Sudermann's Honor, therefore, is not original in treatment or idea, but the fact that his play was written and produced in Germany in the late eighties was of national importance. The German drama at that time was at nearly its lowest ebb, and the infusion of new blood was greeted with more friendly criticism than the inherent value of the play merited.

Honor was the subject of his story. Ibsen once said, "If, in placing upon the stage certain persons whom I have known or seen, certain facts of which I have been a witness or which have been related to me, and, in throwing an atmosphere of poetry over it all, I happen to awaken a soul within them, various ideas will take root in the minds of the different characters: that is the point of departure. I cannot help it if in my own brain, as I write, various ideas come to me. That is merely accessory; the first principle of a play is action, life." (From a conversation quoted by Prozor, the French translator of Ibsen.)

Is Sudermann more interested in the thesis than in the play as a dramatic entertainment? Did he write Honor as a stage piece, or did he write it in order to promulgate his ideas on honor? The text will reveal his intentions.

Is Honor a thesis play in the same sense that Magda is? Which is the better art, and why? Compare the two plays.

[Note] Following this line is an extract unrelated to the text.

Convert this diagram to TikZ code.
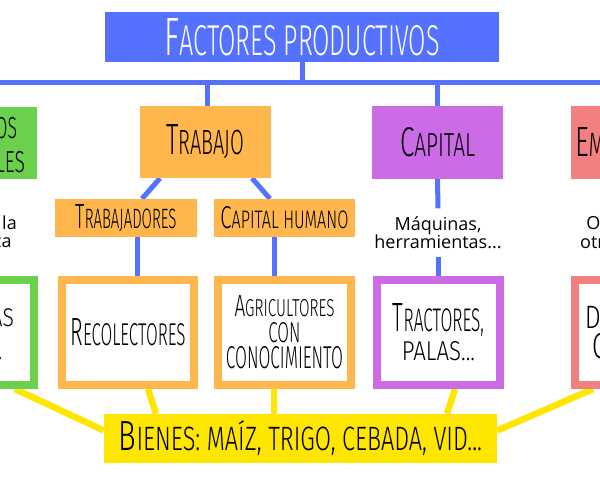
\documentclass[tikz,border=0pt]{standalone}
\usepackage{fontspec}
\usepackage{graphicx}
\setmainfont{Open Sans}
\IfFontExistsTF{Fira Sans Light}
  {\newfontfamily\am{Fira Sans Light}}
  {\IfFontExistsTF{Lato Light}
    {\newfontfamily\am{Lato Light}}
    {\newfontfamily\am{Fira Sans}}}
\usetikzlibrary{backgrounds}
\definecolor{fpblue}{RGB}{84,114,255}
\definecolor{fporange}{RGB}{255,183,77}
\definecolor{fpgreen}{RGB}{107,209,77}
\definecolor{fppurple}{RGB}{203,108,230}
\definecolor{fpred}{RGB}{242,128,128}
\definecolor{fpyellow}{RGB}{255,230,0}
\newcommand\I[1]{\scalebox{1.25}{#1}}
\newcommand\R[3]{\resizebox{#1pt}{#2pt}{\am #3}}
\tikzset{
  topbox/.style={fill=#1, minimum width=131, minimum height=72, inner sep=0, align=center},
  subbox/.style={fill=fporange, minimum width=142, minimum height=38, inner sep=0, align=center},
  botbox/.style={draw=#1, line width=8, fill=white, minimum width=132, minimum height=105, inner sep=0, align=center},
  bodytext/.style={inner sep=0, align=center, font=\fontsize{18}{18}\selectfont},
  bl/.style={draw=fpblue, line width=5},
  yl/.style={draw=fpyellow, line width=6.5},
}
\begin{document}
\begin{tikzpicture}[x=1pt,y=-1pt]
\useasboundingbox (0,0) rectangle (600,480);
% title
\node[fill=fpblue, minimum width=394, minimum height=50, inner sep=0, text=white] (title) at (302,37)
  {\R{275}{37}{\I{F}ACTORES PRODUCTIVOS}};
\coordinate (hL) at (-10,82);
\coordinate (hR) at (610,82);
% top level boxes
\node[topbox=fpgreen, minimum width=124, font=\fontsize{10}{34}\selectfont] (greentop) at (-25,143)
  {\R{84}{26}{\I{R}ECURSOS}\\\R{100}{26}{\I{N}ATURALES}};
\node[topbox=fporange] (trab) at (205.5,142) {\R{78}{30}{\I{T}RABAJO}};
\node[topbox=fppurple, minimum height=73] (cap) at (437.5,142.5) {\R{75}{29}{\I{C}APITAL}};
\node[topbox=fpred, minimum height=73] (redtop) at (636.5,142.5) {\R{123}{29}{\I{E}MPRESARIO}};
% second level
\node[subbox] (trabaj) at (126,218) {\R{101}{24}{\I{T}RABAJADORES}};
\node[subbox, minimum width=141] (caphum) at (284.5,218) {\R{128}{22}{\I{C}APITAL HUMANO}};
\node[bodytext, anchor=east] (ltext) at (17,232) {Dones de la\\ naturaleza};
\node[bodytext, minimum height=48] (maq) at (438,232.5) {Máquinas,\\ herramientas...};
\node[bodytext, anchor=west] (rtext) at (580,232) {Organiza los\\ otros factores};
% bottom boxes
\node[botbox=fpgreen, minimum width=118, font=\fontsize{10}{33}\selectfont] (greenbot) at (-25,332.5)
  {\R{78}{22}{\I{T}IERRAS}\\\R{54}{18}{AGUA...}};
\node[botbox=fporange] (recol) at (128,332.5) {\R{115}{27}{\I{R}ECOLECTORES}};
\node[botbox=fporange, minimum width=133, font=\fontsize{10}{26}\selectfont] (agric) at (284.5,332.5)
  {\R{100}{21}{\I{A}GRICULTORES}\\\R{32}{20}{CON}\\\R{117}{22}{CONOCIMIENTO}};
\node[botbox=fppurple, minimum width=123, font=\fontsize{10}{29}\selectfont] (tract) at (438.5,332.5)
  {\R{91}{28}{\I{T}RACTORES,}\\\R{73}{19}{PALAS...}};
\node[botbox=fpred, minimum width=123, font=\fontsize{10}{30}\selectfont] (redbot) at (636.5,332.5)
  {\R{103}{23}{\I{D}IRECCIÓN,}\\\R{87}{25}{\I{C}ONTROL}};
% goods
\node[fill=fpyellow, minimum width=393, minimum height=49, inner sep=0] (bienes) at (300.5,438.5)
  {\R{363}{30}{\I{B}IENES: MAÍZ, TRIGO, CEBADA, VID...}};
\begin{scope}[on background layer]
\fill[white] (0,0) rectangle (600,480);
\draw[bl] (hL) -- (hR);
\draw[bl] (title.south) -- (title.south |- hL);
\draw[bl] (greentop.north |- hL) -- (greentop.north);
\draw[bl] ([xshift=1.5]trab.north |- hL) -- ([xshift=1.5]trab.north);
\draw[bl] (cap.north |- hL) -- (cap.north);
\draw[bl] (redtop.north |- hL) -- (redtop.north);
\draw[bl] ([xshift=-45.5]trab.south) -- ([xshift=16]trabaj.north);
\draw[bl] ([xshift=46.5]trab.south) -- ([xshift=-14.5]caphum.north);
\draw[bl] ([xshift=11]trabaj.south) -- ([xshift=11]trabaj.south |- recol.north);
\draw[bl] ([xshift=-10.5]caphum.south) -- ([xshift=-10.5]caphum.south |- agric.north);
\draw[bl] (cap.south) -- (maq.north);
\draw[bl] (maq.south) -- (maq.south |- tract.north);
\draw[bl] (greentop.south) -- (greentop.south |- ltext.north);
\draw[bl] (greentop.south |- ltext.south) -- (greentop.south |- greenbot.north);
\draw[bl] (redtop.south) -- (redtop.south |- rtext.north);
\draw[bl] (redtop.south |- rtext.south) -- (redbot.north);
\draw[yl] ([xshift=40]greenbot.south) -- ([yshift=8]bienes.west);
\draw[yl] ([xshift=20]recol.south) -- ([xshift=-144.5]bienes.north);
\draw[yl] ([xshift=-10.5]agric.south) -- ([xshift=-10.5]agric.south |- bienes.north);
\draw[yl] ([xshift=16.5]tract.south) -- ([xshift=146.5]bienes.north);
\draw[yl] ([xshift=-43.5]redbot.south) -- ([yshift=8]bienes.east);
\end{scope}
\end{tikzpicture}
\end{document}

Trast is the "Raisonneur" of the piece. He exposes the author's ideas. How does he do this? Does he accomplish the author's ends skilfully, or not? In his words and acts, does he gently insinuate the conception of honor which Sudermann wished the audience to get, or does he deal it out in long speeches sections, as it were, of a tract? Compare the "Raisonneurs" in The Great Galeotto, Magda, and There Are Crimes and Crimes, with Trast. To how great an extent may a dramatist legitimately project himself and his ideas through the agency of a "Raisonneur"?